In the film, Mitzi drives her children into the eye of a tornado, dances in a translucent nightgown in front of a campfire and goes to extensive lengths to help her young son recreate a train crash from the movie “The Greatest Show on Earth” because she understands that’s what he needs to do so he won’t be afraid of it. She also has a secret passion for her husband’s best friend, Bennie (Seth Rogen).
“For me, when I read it, I never judged her,” Williams said. “I just saw, wow, they’ve really let this person breathe. When you live a liberated life, you give that gift to your children passively.

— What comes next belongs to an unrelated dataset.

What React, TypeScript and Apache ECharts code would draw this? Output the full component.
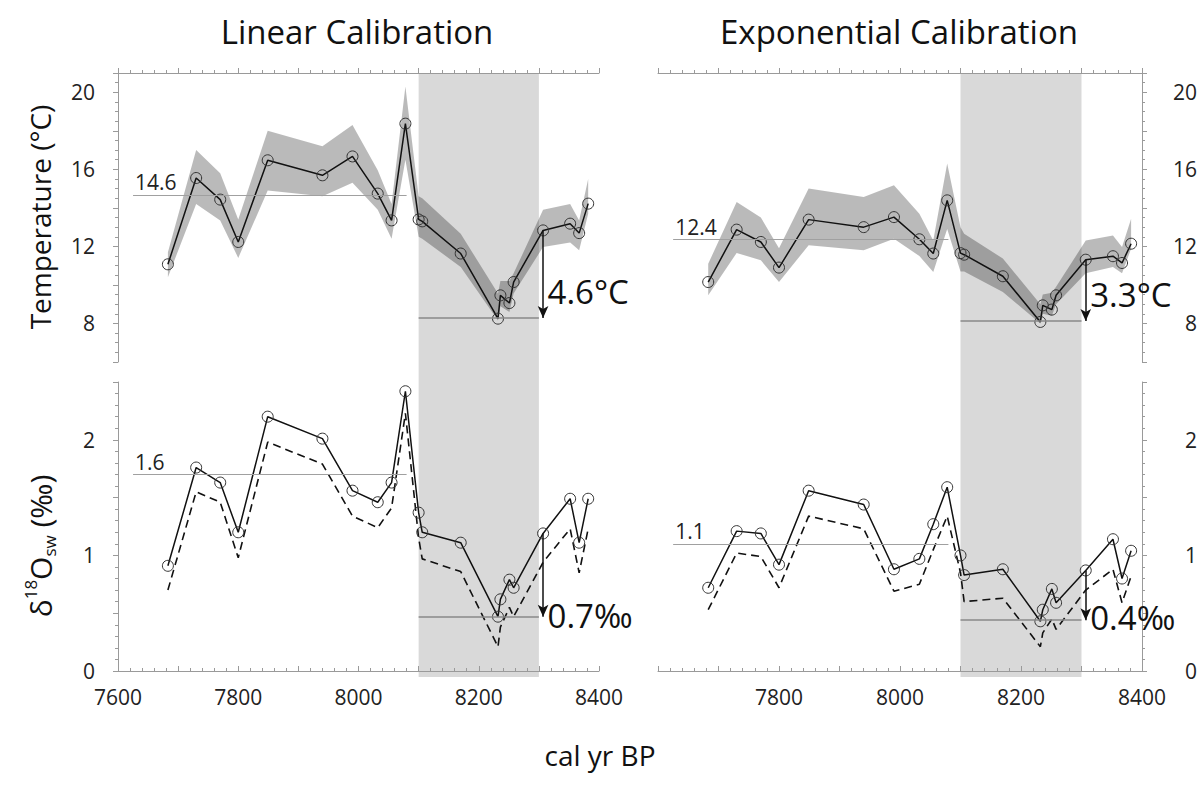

It’s not even a lesson you have to teach them.”
Once the scope of the movie became clear, she agreed to play her director’s mother. “I have worked my whole life to feel able to say yes and be ready and capable, when that request is made, to say, ‘I can and I will — and let’s go,’” Williams told Variety.
This confidence had to carry her through the making of the movie, especially since Spielberg famously doesn’t like to rehearse.
“That first day that you show up, you just sort of cross your fingers and you hope that your preparation has led you down the right path and that you’re going to hold hands and walk through it together, but you just don’t know,” Williams said. “But it’s also exciting, that feeling.”
She added: “He’s already cut the movie in his head, but you don’t feel like that. Space, freedom, play, invention, anything goes.”
So a new definition of “passion play”?